Active-duty military members are given a number of financial protections that average consumers aren’t privy to, and this week the major credit reporting agencies added one more perk to that list — free credit freezes.
The move was announced Wednesday in a release from the Consumer Data Industry Association, a trade group that represents the major credit reporting agencies. Experian, Equifax and TransUnion are all participating in offering free credit freezes for active-duty military, which will roll out in the first half of 2018.
Freezes are a tool used for identity theft victims to stop their credit from being used without their permission.
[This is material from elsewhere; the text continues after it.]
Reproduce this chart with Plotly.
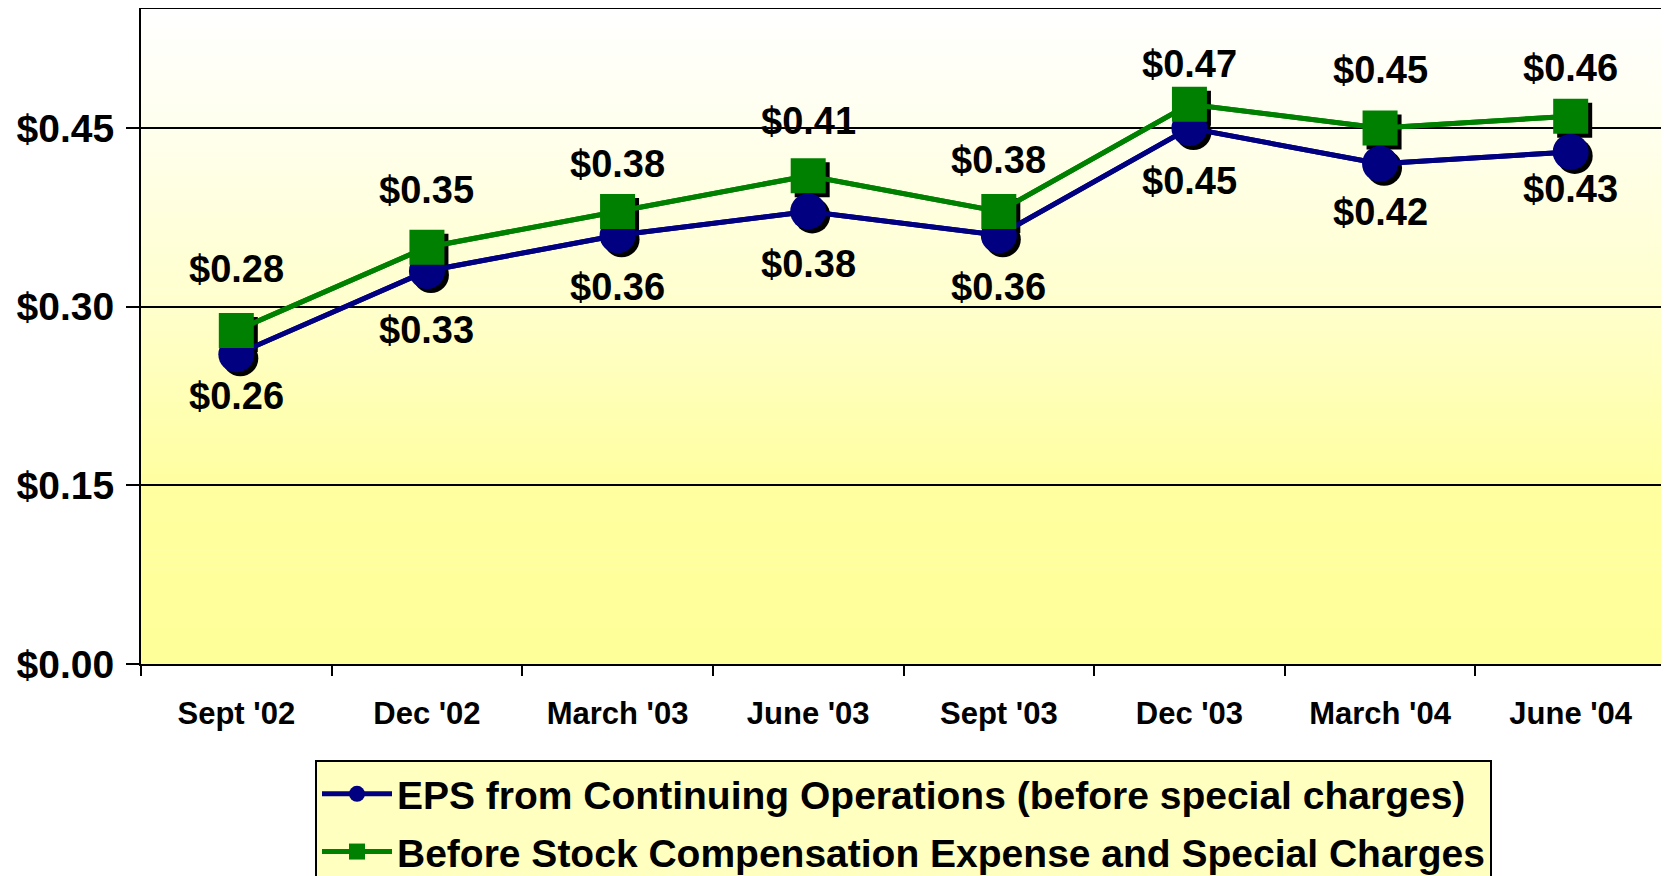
import plotly.graph_objects as go

# ---- data ----
CATEGORIES = ["Sept '02", "Dec '02", "March '03", "June '03", "Sept '03", "Dec '03", "March '04", "June '04"]
EPS_CONT = [0.26, 0.33, 0.36, 0.38, 0.36, 0.45, 0.42, 0.43]
EPS_BEFORE_STOCK = [0.28, 0.35, 0.38, 0.41, 0.38, 0.47, 0.45, 0.46]
NAME_CONT = "EPS from Continuing Operations (before special charges)"
NAME_BEFORE = "Before Stock Compensation Expense and Special Charges"
Y_TICKS = [0.00, 0.15, 0.30, 0.45]
Y_TICK_TEXT = ["$0.00", "$0.15", "$0.30", "$0.45"]

# ---- style ----
# the page body adds an 8px offset, so the figure is sized to fill the rest of the window
W, H = 1661, 868
ML, MR, MT, MB = 133, 3, 1, 212
Y_MAX = 0.55
BLUE = "#000080"
GREEN = "#008000"
FONT = "Liberation Sans, Arial, sans-serif"
LABEL_SHIFT_TOP = [62, 57, 47, 55, 51, 40, 58, 48]
LABEL_SHIFT_BOTTOM = [42, 59, 52, 53, 52, 53, 48, 37]

plot_w = W - ML - MR
plot_h = H - MT - MB
n = len(CATEGORIES)
dx = 4.0 * n / plot_w          # 4 px shadow offset in category units
dy = 4.0 * Y_MAX / plot_h      # 4 px shadow offset in data units

fig = go.Figure()

# base lines (also anchors the display axes)
for vals, col in [(EPS_CONT, BLUE), (EPS_BEFORE_STOCK, GREEN)]:
    fig.add_trace(go.Scatter(x=CATEGORIES, y=vals, mode="lines",
                             line=dict(color=col, width=5), showlegend=False,
                             hoverinfo="skip", xaxis="x", yaxis="y"))

# shadows
fig.add_trace(go.Scatter(x=CATEGORIES, y=EPS_CONT, mode="markers",
                         marker=dict(symbol="circle", size=36, color="black"),
                         showlegend=False, hoverinfo="skip", xaxis="x2", yaxis="y2"))
fig.add_trace(go.Scatter(x=CATEGORIES, y=EPS_BEFORE_STOCK, mode="markers",
                         marker=dict(symbol="square", size=35, color="black"),
                         showlegend=False, hoverinfo="skip", xaxis="x2", yaxis="y2"))

# main traces
fig.add_trace(go.Scatter(x=CATEGORIES, y=EPS_CONT, mode="lines+markers", name=NAME_CONT,
                         line=dict(color=BLUE, width=5),
                         marker=dict(symbol="circle", size=36, color=BLUE),
                         legendgroup="a", xaxis="x3", yaxis="y3"))
fig.add_trace(go.Scatter(x=CATEGORIES, y=EPS_BEFORE_STOCK, mode="lines+markers", name=NAME_BEFORE,
                         line=dict(color=GREEN, width=5),
                         marker=dict(symbol="square", size=35, color=GREEN),
                         legendgroup="b", xaxis="x3", yaxis="y3"))

# data labels
label_font = dict(family=FONT, size=38, color="black", weight="bold")
annotations = []
for i, c in enumerate(CATEGORIES):
    annotations.append(dict(x=c, y=EPS_BEFORE_STOCK[i], xref="x", yref="y",
                            text="$%.2f" % EPS_BEFORE_STOCK[i], showarrow=False,
                            yshift=LABEL_SHIFT_TOP[i], yanchor="middle", font=label_font))
    annotations.append(dict(x=c, y=EPS_CONT[i], xref="x", yref="y",
                            text="$%.2f" % EPS_CONT[i], showarrow=False,
                            yshift=-LABEL_SHIFT_BOTTOM[i], yanchor="middle", font=label_font))

# gradient background bands
def lerp(c0, c1, t):
    return tuple(int(round(a + (b - a) * t)) for a, b in zip(c0, c1))

stops = [(0.0, (255, 255, 153)), (0.15, (255, 255, 160)), (0.30, (255, 255, 204)),
         (0.45, (255, 255, 238)), (Y_MAX, (255, 255, 255))]
shapes = []
steps = 110
for k in range(steps):
    y0 = Y_MAX * k / steps
    y1 = Y_MAX * (k + 1) / steps
    ym = (y0 + y1) / 2
    for j in range(len(stops) - 1):
        if stops[j][0] <= ym <= stops[j + 1][0]:
            t = (ym - stops[j][0]) / (stops[j + 1][0] - stops[j][0])
            col = lerp(stops[j][1], stops[j + 1][1], t)
            break
    shapes.append(dict(type="rect", xref="paper", yref="y", x0=0, x1=1, y0=y0, y1=y1 + 0.0005,
                       fillcolor="rgb(%d,%d,%d)" % col, line=dict(width=0), layer="below"))

hidden = dict(visible=False, showgrid=False, zeroline=False)

fig.update_layout(
    width=W, height=H,
    margin=dict(l=ML, r=MR, t=MT, b=MB, autoexpand=False),
    paper_bgcolor="white",
    plot_bgcolor="rgba(0,0,0,0)",
    font=dict(family=FONT, color="black"),
    showlegend=True,
    xaxis=dict(type="category", categoryarray=CATEGORIES, range=[-0.5, n - 0.5],
               tickson="boundaries", ticks="outside", ticklen=10, tickwidth=2, tickcolor="black",
               showline=True, linewidth=2, linecolor="black", mirror=True,
               showgrid=False, zeroline=False, ticklabelstandoff=21,
               tickfont=dict(family=FONT, size=31, color="black", weight="bold")),
    yaxis=dict(range=[0, Y_MAX], tickvals=Y_TICKS, ticktext=Y_TICK_TEXT,
               ticks="outside", ticklen=13, tickwidth=2, tickcolor="black",
               showline=True, linewidth=2, linecolor="black", mirror=True,
               showgrid=True, gridcolor="black", gridwidth=1.5, zeroline=False,
               ticklabelstandoff=4,
               tickfont=dict(family=FONT, size=39, color="black", weight="bold")),
    xaxis2=dict(type="category", categoryarray=CATEGORIES, overlaying="x",
                range=[-0.5 - dx, n - 0.5 - dx], **hidden),
    yaxis2=dict(overlaying="y", range=[dy, Y_MAX + dy], **hidden),
    xaxis3=dict(type="category", categoryarray=CATEGORIES, overlaying="x",
                range=[-0.5, n - 0.5], **hidden),
    yaxis3=dict(overlaying="y", range=[0, Y_MAX], **hidden),
    legend=dict(x=(307 - ML) / plot_w, y=-(752 - (H - MB)) / plot_h,
                xanchor="left", yanchor="top",
                bgcolor="#FFFFC0", bordercolor="black", borderwidth=2,
                traceorder="grouped", tracegroupgap=4, itemwidth=70,
                font=dict(family=FONT, size=39, color="black", weight="bold")),
    annotations=annotations,
    shapes=shapes,
)

fig.write_html("out.html")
It essentially blocks anyone from opening new lines of credit using the consumer’s identity, unless the consumer has the freeze temporarily lifted or removed.
“Given the nature of the military lifestyle, with frequent location moves and overseas deployments, these brave men and women, and their families, may find it particularly challenging to address an identity theft situation,” said Eric J. Ellman, Interim President & CEO of CDIA.
Placing, lifting or removing a security freeze can cost up to $10 each time, depending on the state you live in and the bureau offering it. Active-duty military members already can place a one-year credit alert on their file for free, though this will not stop a new application for credit by default like a freeze would. The alert just requires the lender or creditor to take extra measures to ensure the applicant is legitimate.
Identity theft can do major credit score damage both upfront and in the long term. An identity thief with enough information to apply for credit in your name can make a bunch of applications for credit in a short period of time before you notice the theft. That will cause an immediate drop in your score by inflating your inquiries. And if the theft goes unnoticed, any new accounts that they’ve opened will go without payment, sinking your score even more.
The move by the bureaus to offer free credit freezes is especially important when you consider the long-lasting impact of identity theft on military members and veterans. Buying a home, getting credit cards, even starting a business (9% of U.S. businesses are veteran-owned, according to the Small Business Administration) are extremely difficult to do with a bad credit score, and identity thieves with personal information like your Social Security number can lie in wait for years since these numbers rarely change, hurting servicemembers long after the theft has occurred.
The best protection against identity theft is vigilance. Keep an eye on your credit reports and scores, checking for signs of identity theft. (You can check your business and personal credit scores for free on Nav.com.) Keep your personal identifying information on lockdown. And if you still find your information being used fraudulently, credit alerts or freezes can help keep you safe.